Its heavily-braced18mm MDF enclosure measures only 295x180x255mm (HxWxD). Imparting further solidity is an inner lining of 4mm steel plate, applied with a specially manufactured damping glue; AE has always championed stiff, well-damped enclosures, again recalling the era in which they first appeared. For historical perspective, the period was noteworthy for its obsession with speaker enclosure integrity. Solutions to resonance problems included such extremes as the aforementioned WATTs, which were impossibly dense and heavy, with Celestion’s lightweight, Aerolam SL600s at the other end of the design spectrum. The AE1 represented not compromise, but balance.
   Finished in silver on the review pair, and complementing perfectly the gloss red enclosure, is a 12mm thick baffle milled from a solid aluminium block.

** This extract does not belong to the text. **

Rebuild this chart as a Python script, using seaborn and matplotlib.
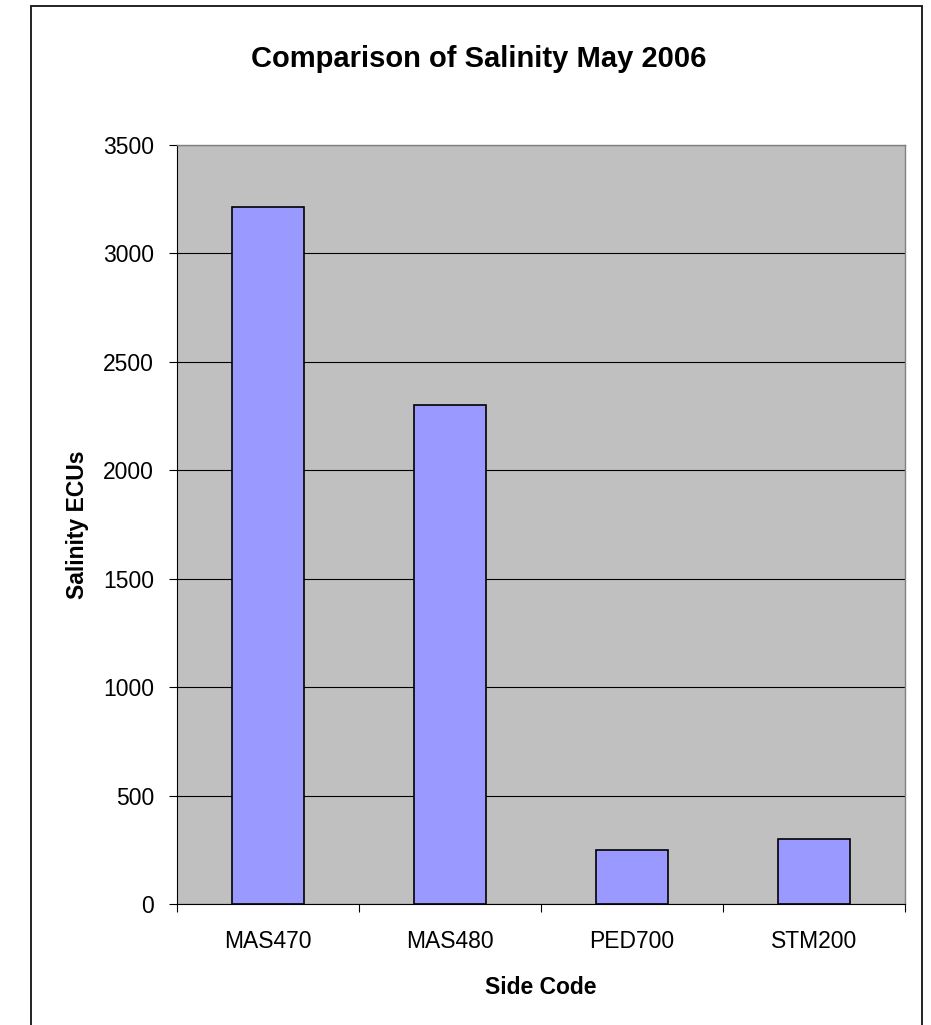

The driver apertures are smoothly curved to prevent any interruptions with the dispersion of the 38mm ring radiator tweeter, said to be good to 40kHz, and the 110mm ‘pure piston’ aluminium cone mid/woofer. The latter uses the company’s trademark spun-alloy cone, with twin neodymium magnets and a 32mm voice coil, mounted in a rigid die-cast magnesium alloy chassis.

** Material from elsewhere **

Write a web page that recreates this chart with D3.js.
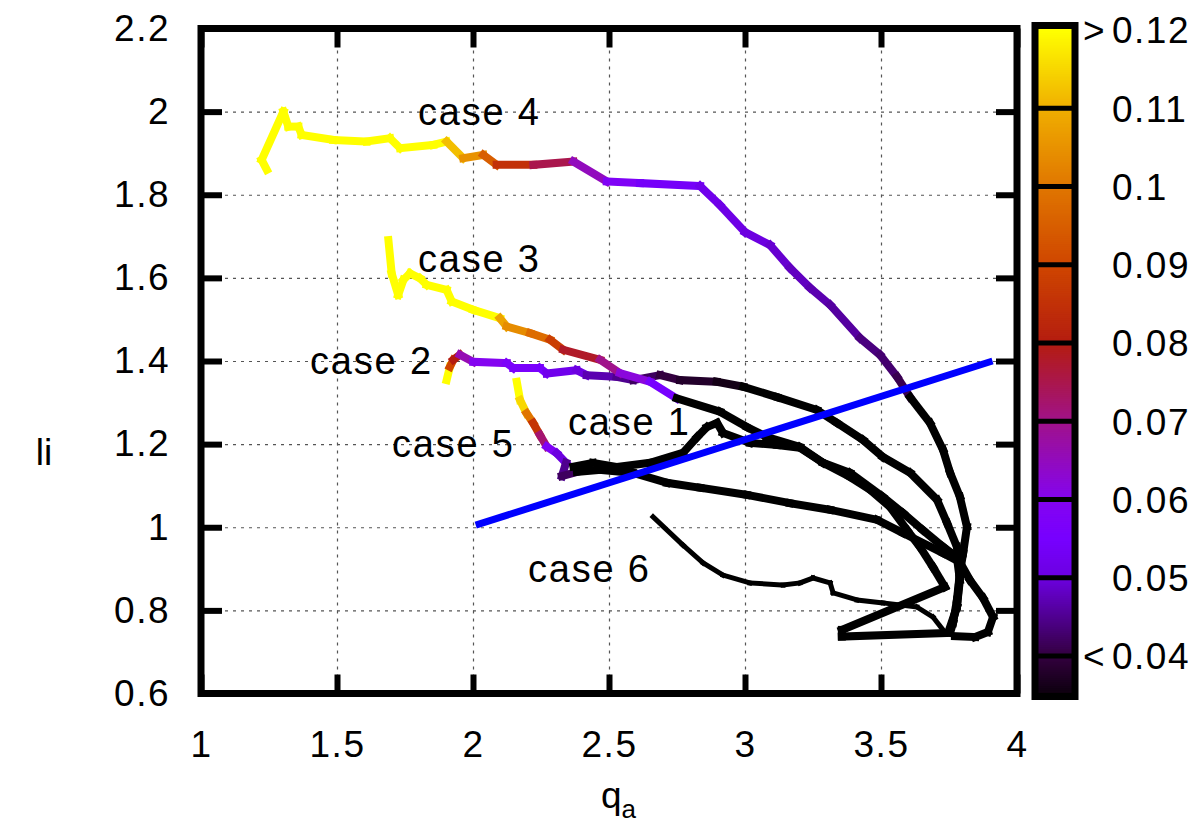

   Inside the MkIII SE is a completely redesigned crossover, AE having reduced the number of components from thirteen to six. The roster of components attests to the no-compromise nature of this deluxe iteration of the AE1, a mix of ferrite-core and air-core inductors, Welwyn wire-wound resistors and polypropylene film capacitors. All internal wiring is PTFE-coated multi-strand silver cable, with the back bearing a single pair of gold-plated WBT binding posts.

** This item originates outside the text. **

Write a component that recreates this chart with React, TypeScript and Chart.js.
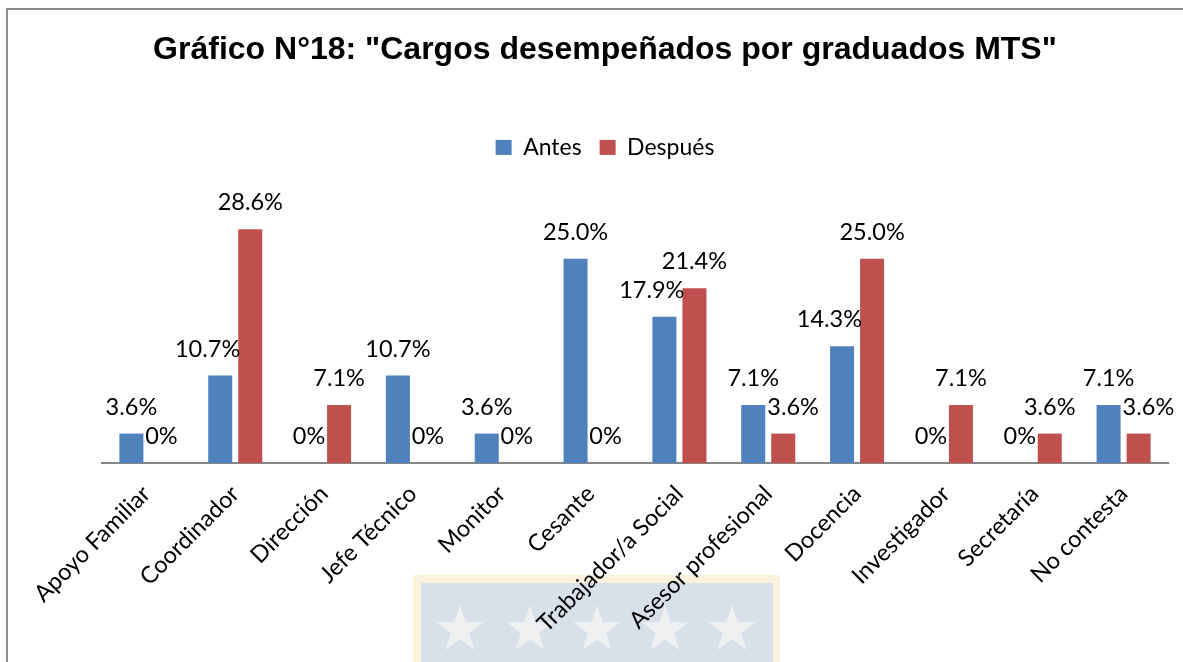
import React, { useEffect, useRef } from "react";
import { Chart, registerables } from "chart.js";

Chart.register(...registerables);

const categories = [
  "Apoyo Familiar",
  "Coordinador",
  "Dirección",
  "Jefe Técnico",
  "Monitor",
  "Cesante",
  "Trabajador/a Social",
  "Asesor profesional",
  "Docencia",
  "Investigador",
  "Secretaría",
  "No contesta",
];
const antes = [3.6, 10.7, 0, 10.7, 3.6, 25.0, 17.9, 7.1, 14.3, 0, 0, 7.1];
const despues = [0, 28.6, 7.1, 0, 0, 0, 21.4, 3.6, 25.0, 7.1, 3.6, 3.6];
const seriesNames = ["Antes", "Después"];
const titleText = 'Gráfico N°18: "Cargos desempeñados por graduados MTS"';

const BLUE = "#4F81BD";
const RED = "#C0504D";
const LABEL_FONT = "23.5px Lato";

const fmt = (v: number) => (v === 0 ? "0%" : v.toFixed(1) + "%");

const watermarkPlugin = {
  id: "watermark",
  beforeDraw(chart: any) {
    const ctx = chart.ctx;
    ctx.save();
    ctx.fillStyle = "#FBF1DC";
    ctx.fillRect(413, 575, 367, 90);
    ctx.fillStyle = "#D8E0EA";
    ctx.fillRect(421, 583, 352, 90);
    ctx.fillStyle = "#EEF0F2";
    const cxs = [460, 530, 597, 665, 732];
    for (const cx of cxs) {
      const cy = 630;
      const R = 25;
      const r = R * 0.382;
      ctx.beginPath();
      for (let i = 0; i < 10; i++) {
        const ang = -Math.PI / 2 + (i * Math.PI) / 5;
        const rad = i % 2 === 0 ? R : r;
        const px = cx + rad * Math.cos(ang);
        const py = cy + rad * Math.sin(ang);
        if (i === 0) ctx.moveTo(px, py);
        else ctx.lineTo(px, py);
      }
      ctx.closePath();
      ctx.fill();
    }
    ctx.restore();
  },
};

const labelPlugin = {
  id: "barLabels",
  afterDatasetsDraw(chart: any) {
    const ctx = chart.ctx;
    ctx.save();
    ctx.font = LABEL_FONT;
    ctx.fillStyle = "#000";
    ctx.textAlign = "center";
    ctx.textBaseline = "alphabetic";
    const m0 = chart.getDatasetMeta(0);
    const m1 = chart.getDatasetMeta(1);
    const d0 = chart.data.datasets[0].data as number[];
    const d1 = chart.data.datasets[1].data as number[];
    for (let i = 0; i < d0.length; i++) {
      const b0 = m0.data[i] as any;
      const b1 = m1.data[i] as any;
      {
        const t = fmt(d0[i]);
        const w = ctx.measureText(t).width;
        let x = b0.x;
        const otherLeft = b1.x - b1.width / 2;
        if (d1[i] > d0[i] && x + w / 2 > otherLeft + 2) x = otherLeft + 2 - w / 2;
        ctx.fillText(t, x, b0.y - 19);
      }
      {
        const t = fmt(d1[i]);
        const w = ctx.measureText(t).width;
        let x = b1.x;
        const otherRight = b0.x + b0.width / 2;
        if (d0[i] > d1[i] && x - w / 2 < otherRight + 1) x = otherRight + 2 + w / 2;
        ctx.fillText(t, x, b1.y - 19);
      }
    }
    ctx.restore();
  },
};

export default function App() {
  const ref = useRef<HTMLCanvasElement | null>(null);
  useEffect(() => {
    document.body.style.margin = "0";
    if (!ref.current) return;
    const chart = new Chart(ref.current, {
      type: "bar",
      data: {
        labels: categories,
        datasets: [
          { label: seriesNames[0], data: antes, backgroundColor: BLUE },
          { label: seriesNames[1], data: despues, backgroundColor: RED },
        ],
      },
      plugins: [watermarkPlugin, labelPlugin],
      options: {
        animation: false,
        responsive: false,
        events: [],
        layout: { padding: { left: 42, right: 15, top: 0, bottom: 0 } },
        datasets: {
          bar: { categoryPercentage: 0.676, barPercentage: 0.8 },
        },
        plugins: {
          title: {
            display: true,
            text: titleText,
            color: "#000",
            font: { family: "'Liberation Sans', Arial", size: 32, weight: "bold" },
            padding: { top: 31, bottom: 48.5 },
          },
          legend: {
            display: true,
            position: "top",
            labels: {
              color: "#000",
              font: { family: "Lato", size: 23 },
              boxWidth: 16,
              boxHeight: 15,
              padding: 18,
            },
          },
          tooltip: { enabled: false },
        },
        scales: {
          x: {
            grid: { display: false },
            border: { display: true, color: "#868686", width: 2 },
            ticks: {
              color: "#000",
              font: { family: "Lato", size: 23.5 },
              minRotation: 45,
              maxRotation: 45,
              autoSkip: false,
              padding: 9,
            },
            afterFit: (scale: any) => {
              scale.height = 199;
            },
          },
          y: {
            min: 0,
            max: 36,
            display: true,
            grid: { display: false },
            border: { display: false },
            ticks: { display: false },
            afterFit: (scale: any) => {
              scale.width = 60;
            },
          },
        },
      },
    });
    return () => chart.destroy();
  }, []);
  return (
    <div style={{ position: "relative", width: 1183, height: 662, overflow: "hidden" }}>
      <canvas ref={ref} width={1183} height={662} style={{ display: "block" }} />
      <div
        style={{
          position: "absolute",
          left: 6,
          top: 8,
          width: 1300,
          height: 800,
          borderLeft: "2px solid #8C8C8C",
          borderTop: "2px solid #8C8C8C",
          pointerEvents: "none",
        }}
      />
    </div>
  );
}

   Let nothing suggest that this is a simple two-way you can just whack onto a pair of stands and drive with whatever is to hand. Impedance is rated at 8ohm, but the speaker is ‘1980s hungry’ with a sensitivity rating of only 87dB from 1W [see Lab Report, p67], and it deserves stands that will exploit the benefits of its acoustically dead enclosure. I dug out my treasured Foundation stands, with Blu Tack in-between the base of the speakers and the top of the stands, connected to a range of amps with Yter cable. These included Quad II-eighty and Trilogy 990, which barely made the AE1’s whisper; Krell’s S300i or the McIntosh MC2200 are the minimum I’d recommend. One suspects these mini marvels will handle whatever you care to feed them.

Interestingly, every visitor during the listening tests commented on the same phenomenon: the visibly and – for the uninitiated – mildly disconcerting travel of the woofer at even soft levels. As the AE1s are grille-less, you need to learn to live with this, but many would just say that it attests to the unlikelihood of blowing the woofers easily. At no point did I detect any strain, and there was never a hint of the dreaded LS3/5A ‘thwack’ – the LS3/5A’s equivalent of a death rattle.
   However much one may approach the latest AE1s for their retro value, performance-wise they have  evolved as much as the current Mini has from Sir Alec Issigonis’ 1959 original. Aside from sensitivity considered low by today’s norms, and the delivery of the bass and sound pressure level that made the first AE1 so noteworthy, the new version is devoid of the aggression that – for me – marked the original design.

20 years is a long time, but I have no doubts when recalling the first AE1s that they were too ‘studio-esque’ for my tastes. That cut-glass, in-your-face edginess has all but vanished, while at the same time none of the strengths have been compromised. However impressed I am by the way the latest LS3/5A seems to go a shade louder and deeper than the KEF-driver’d original, there’s an inescapable sensation that they’re not indestructible. Conversely, the AE1 MkIII SE never forgets that many studio denizens are old rockers, so they appear to have the indestructability of a Toyota pick-up truck.
   What makes them worth every penny are the deceptively copious bass and imaging to rank with even the blessed Guarneri. The drums panning across the soundstage, on Santana’s ‘Evil Ways’ courtesy of Sundazed’s new 180g pressing, showed the mettle of the AE1: no matter how far apart I positioned them, there was never a ‘hole in the middle’, while the body possessed by the bass begged for a dose of Kodo drummers at full tilt. The sound was rich and deep, like a well-aged Barolo, and this character also applied to voices. With 250 pairs allocated for the whole world, methinks they’ll vanish pretty quickly.

Like its grandpa, the AE1 Mk III SE delivers far more bass and level than any sane person would anticipate from so small a box. An alternative to a less-gainly £2-£3k floorstander, its spectacular imaging and small size are truly seductive. With its lavish finishes and rarity value, it enters another realm as well: that of exclusive watches and collectable pens.